# [Task instructions]
Give the number of lines containing the word "this", and nothing else.

Records excerpted from a collection:
^^^^^^^^

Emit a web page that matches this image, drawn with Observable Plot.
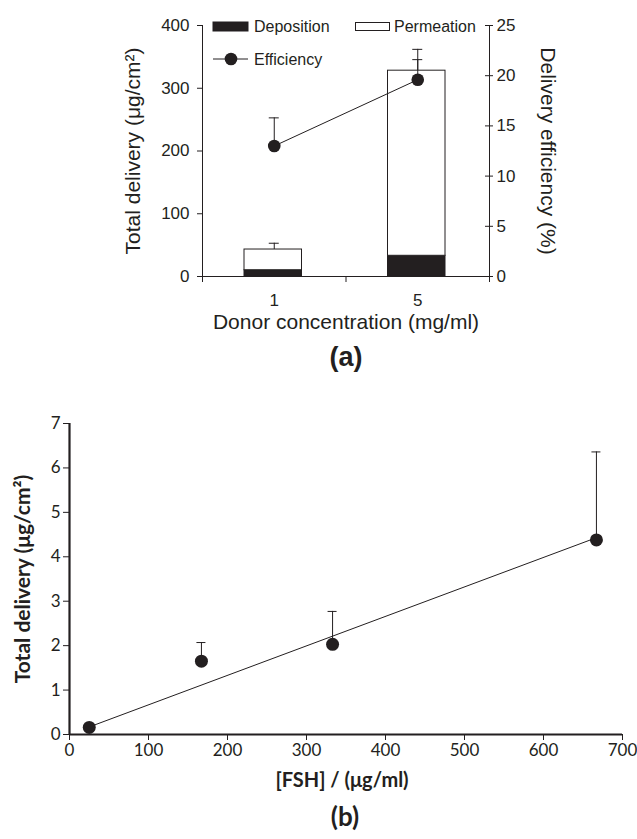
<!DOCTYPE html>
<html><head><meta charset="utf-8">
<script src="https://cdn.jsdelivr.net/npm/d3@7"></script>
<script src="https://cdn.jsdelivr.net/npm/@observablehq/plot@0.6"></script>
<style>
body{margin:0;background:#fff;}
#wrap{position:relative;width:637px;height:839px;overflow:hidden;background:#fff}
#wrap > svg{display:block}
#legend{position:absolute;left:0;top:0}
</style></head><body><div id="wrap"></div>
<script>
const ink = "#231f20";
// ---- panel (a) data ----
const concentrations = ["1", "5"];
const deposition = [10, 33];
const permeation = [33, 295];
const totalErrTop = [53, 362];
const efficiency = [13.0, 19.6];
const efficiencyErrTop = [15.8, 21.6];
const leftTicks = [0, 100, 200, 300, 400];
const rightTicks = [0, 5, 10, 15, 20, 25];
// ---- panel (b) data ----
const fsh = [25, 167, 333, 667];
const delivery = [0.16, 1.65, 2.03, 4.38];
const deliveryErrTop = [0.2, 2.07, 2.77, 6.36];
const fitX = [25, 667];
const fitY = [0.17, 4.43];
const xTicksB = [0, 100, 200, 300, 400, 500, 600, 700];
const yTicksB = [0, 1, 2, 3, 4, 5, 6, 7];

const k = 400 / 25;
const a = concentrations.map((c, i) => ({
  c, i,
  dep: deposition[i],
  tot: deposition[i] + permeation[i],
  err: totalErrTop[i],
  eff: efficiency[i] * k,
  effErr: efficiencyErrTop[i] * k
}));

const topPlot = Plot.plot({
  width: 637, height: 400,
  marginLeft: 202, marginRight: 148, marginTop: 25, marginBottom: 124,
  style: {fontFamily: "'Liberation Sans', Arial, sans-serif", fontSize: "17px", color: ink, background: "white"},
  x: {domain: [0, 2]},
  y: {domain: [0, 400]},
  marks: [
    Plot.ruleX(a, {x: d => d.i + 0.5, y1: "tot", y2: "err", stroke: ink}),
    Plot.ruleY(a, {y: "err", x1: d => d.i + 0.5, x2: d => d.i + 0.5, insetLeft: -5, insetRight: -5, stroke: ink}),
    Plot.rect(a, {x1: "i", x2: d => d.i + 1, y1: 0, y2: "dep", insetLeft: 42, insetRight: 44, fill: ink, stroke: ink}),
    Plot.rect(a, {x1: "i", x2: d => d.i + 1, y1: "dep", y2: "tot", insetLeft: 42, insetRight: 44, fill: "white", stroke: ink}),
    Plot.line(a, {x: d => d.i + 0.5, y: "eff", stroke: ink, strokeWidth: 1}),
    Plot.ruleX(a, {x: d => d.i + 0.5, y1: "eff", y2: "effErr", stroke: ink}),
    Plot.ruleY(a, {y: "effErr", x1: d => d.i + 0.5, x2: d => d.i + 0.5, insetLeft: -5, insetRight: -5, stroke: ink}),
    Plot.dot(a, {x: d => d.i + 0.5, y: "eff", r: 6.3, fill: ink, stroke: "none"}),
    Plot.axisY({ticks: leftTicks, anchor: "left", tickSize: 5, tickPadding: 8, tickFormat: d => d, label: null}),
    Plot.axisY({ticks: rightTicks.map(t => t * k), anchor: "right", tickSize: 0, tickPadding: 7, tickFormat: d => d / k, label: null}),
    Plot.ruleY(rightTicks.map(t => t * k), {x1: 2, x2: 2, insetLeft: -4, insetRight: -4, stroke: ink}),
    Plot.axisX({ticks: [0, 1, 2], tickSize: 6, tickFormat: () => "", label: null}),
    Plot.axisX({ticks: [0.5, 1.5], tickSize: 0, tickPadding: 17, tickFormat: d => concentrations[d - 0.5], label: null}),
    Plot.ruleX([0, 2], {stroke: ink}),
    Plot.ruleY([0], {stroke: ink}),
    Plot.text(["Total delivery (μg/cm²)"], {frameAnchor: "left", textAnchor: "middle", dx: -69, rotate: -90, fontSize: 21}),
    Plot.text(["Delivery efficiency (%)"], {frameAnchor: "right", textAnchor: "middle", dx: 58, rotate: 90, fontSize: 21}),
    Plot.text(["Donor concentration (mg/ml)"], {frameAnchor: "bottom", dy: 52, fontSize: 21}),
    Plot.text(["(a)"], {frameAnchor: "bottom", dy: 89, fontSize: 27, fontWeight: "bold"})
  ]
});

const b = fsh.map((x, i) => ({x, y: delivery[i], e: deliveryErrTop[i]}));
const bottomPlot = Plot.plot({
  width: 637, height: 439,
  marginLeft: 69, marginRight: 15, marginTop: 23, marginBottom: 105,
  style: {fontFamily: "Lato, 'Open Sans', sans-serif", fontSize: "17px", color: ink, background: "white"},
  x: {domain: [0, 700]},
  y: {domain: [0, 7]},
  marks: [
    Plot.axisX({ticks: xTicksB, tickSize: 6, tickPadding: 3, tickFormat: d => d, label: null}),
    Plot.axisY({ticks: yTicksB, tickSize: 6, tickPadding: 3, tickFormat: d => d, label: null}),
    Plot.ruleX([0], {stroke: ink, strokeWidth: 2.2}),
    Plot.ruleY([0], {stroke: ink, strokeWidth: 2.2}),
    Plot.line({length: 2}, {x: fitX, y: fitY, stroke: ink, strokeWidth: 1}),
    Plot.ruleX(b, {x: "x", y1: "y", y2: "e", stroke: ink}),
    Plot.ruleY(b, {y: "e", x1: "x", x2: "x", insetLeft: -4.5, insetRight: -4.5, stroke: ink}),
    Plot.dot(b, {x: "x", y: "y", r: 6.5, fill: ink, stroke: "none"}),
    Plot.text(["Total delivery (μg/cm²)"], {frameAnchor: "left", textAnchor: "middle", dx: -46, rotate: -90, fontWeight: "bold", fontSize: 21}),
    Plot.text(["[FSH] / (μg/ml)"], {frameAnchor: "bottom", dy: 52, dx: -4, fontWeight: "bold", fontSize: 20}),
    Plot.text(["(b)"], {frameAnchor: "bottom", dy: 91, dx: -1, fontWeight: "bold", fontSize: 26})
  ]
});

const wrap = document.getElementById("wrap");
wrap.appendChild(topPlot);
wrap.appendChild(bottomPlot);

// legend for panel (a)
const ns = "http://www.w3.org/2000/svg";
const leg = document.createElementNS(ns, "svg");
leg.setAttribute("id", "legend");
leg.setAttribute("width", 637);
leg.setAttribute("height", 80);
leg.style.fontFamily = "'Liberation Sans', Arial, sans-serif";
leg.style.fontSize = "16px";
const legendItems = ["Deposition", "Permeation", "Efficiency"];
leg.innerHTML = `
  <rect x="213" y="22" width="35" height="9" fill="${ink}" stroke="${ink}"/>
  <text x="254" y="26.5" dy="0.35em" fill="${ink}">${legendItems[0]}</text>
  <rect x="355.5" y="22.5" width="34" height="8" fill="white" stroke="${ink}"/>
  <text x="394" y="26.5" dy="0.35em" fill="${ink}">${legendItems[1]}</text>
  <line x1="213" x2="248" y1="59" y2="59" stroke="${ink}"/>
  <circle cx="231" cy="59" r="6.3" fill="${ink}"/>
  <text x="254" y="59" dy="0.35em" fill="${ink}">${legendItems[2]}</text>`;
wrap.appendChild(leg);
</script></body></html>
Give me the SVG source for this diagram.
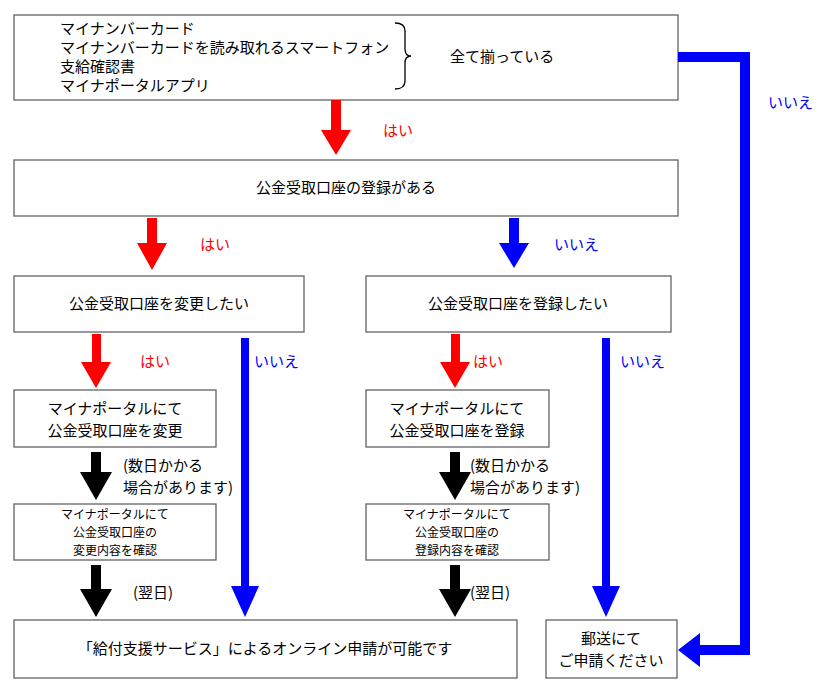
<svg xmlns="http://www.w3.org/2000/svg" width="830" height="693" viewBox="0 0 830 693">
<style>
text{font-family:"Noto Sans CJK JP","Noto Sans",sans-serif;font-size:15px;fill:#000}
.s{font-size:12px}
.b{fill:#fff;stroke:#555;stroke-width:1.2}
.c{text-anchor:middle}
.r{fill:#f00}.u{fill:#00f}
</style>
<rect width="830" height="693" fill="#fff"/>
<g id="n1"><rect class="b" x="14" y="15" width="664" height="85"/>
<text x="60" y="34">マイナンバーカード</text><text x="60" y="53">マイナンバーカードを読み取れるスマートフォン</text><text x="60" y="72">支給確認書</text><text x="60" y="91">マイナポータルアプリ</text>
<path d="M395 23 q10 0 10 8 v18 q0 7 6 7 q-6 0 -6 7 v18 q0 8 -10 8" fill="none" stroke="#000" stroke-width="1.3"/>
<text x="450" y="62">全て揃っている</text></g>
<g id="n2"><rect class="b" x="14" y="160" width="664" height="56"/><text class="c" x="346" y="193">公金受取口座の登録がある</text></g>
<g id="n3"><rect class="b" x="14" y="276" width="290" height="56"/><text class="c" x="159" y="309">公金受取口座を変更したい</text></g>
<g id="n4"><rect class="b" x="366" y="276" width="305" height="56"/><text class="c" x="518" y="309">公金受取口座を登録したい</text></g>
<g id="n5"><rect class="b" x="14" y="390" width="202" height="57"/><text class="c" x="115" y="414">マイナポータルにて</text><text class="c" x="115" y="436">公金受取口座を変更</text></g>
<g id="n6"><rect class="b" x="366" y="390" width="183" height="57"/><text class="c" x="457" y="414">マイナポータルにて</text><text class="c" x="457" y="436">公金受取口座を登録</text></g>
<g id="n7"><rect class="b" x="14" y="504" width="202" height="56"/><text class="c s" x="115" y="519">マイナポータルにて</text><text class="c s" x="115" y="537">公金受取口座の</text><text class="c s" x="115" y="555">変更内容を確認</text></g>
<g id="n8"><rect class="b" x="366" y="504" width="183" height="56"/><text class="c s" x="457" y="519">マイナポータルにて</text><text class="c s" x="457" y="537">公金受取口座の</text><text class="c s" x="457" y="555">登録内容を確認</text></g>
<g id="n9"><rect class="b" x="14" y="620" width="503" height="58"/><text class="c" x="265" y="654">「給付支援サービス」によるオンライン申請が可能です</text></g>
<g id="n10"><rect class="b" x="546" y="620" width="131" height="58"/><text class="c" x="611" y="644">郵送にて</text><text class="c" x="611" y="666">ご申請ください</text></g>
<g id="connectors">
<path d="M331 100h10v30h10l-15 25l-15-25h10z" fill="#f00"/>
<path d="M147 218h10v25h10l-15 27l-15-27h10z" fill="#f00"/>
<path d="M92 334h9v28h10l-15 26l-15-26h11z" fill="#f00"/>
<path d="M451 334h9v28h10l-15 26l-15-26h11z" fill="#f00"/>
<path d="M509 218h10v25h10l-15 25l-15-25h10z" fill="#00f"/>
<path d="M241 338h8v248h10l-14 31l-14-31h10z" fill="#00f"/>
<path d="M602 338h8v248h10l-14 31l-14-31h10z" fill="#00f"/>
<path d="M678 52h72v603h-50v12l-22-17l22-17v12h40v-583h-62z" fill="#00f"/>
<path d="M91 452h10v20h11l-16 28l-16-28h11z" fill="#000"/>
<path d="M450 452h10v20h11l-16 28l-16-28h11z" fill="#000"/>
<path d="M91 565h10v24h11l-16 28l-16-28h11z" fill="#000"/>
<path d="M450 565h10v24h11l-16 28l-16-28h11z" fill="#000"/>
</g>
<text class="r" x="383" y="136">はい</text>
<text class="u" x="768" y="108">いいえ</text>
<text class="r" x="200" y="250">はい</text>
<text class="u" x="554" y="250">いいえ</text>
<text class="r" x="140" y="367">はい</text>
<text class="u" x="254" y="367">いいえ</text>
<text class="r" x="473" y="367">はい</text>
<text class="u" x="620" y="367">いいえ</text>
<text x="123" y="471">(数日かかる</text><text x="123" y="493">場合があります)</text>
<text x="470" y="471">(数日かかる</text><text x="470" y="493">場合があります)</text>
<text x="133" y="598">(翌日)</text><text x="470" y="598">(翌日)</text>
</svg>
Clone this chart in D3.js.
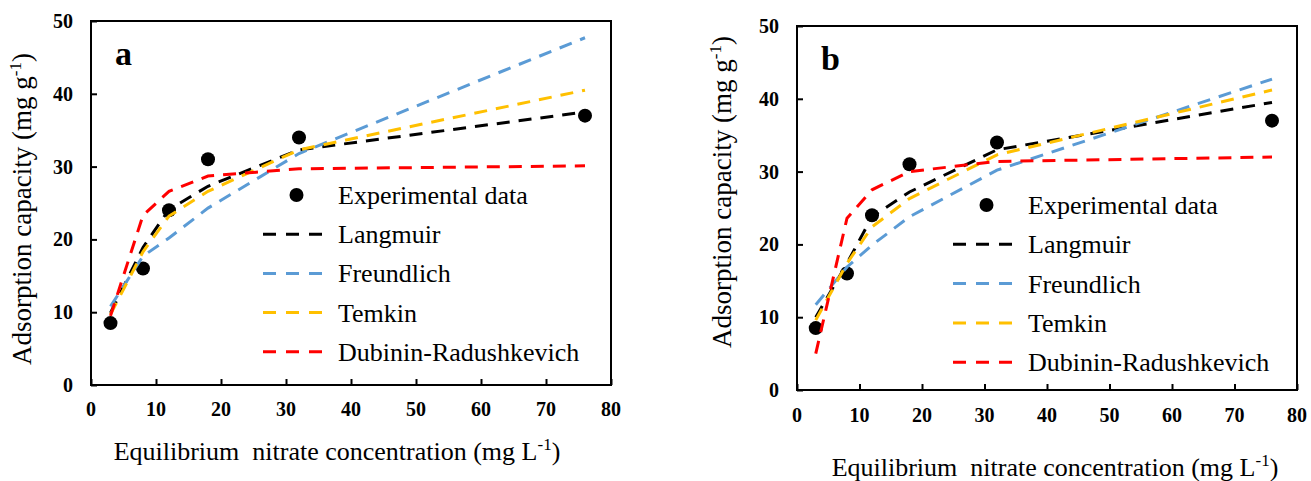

^^^^^^^^

# [Exercise answer]
3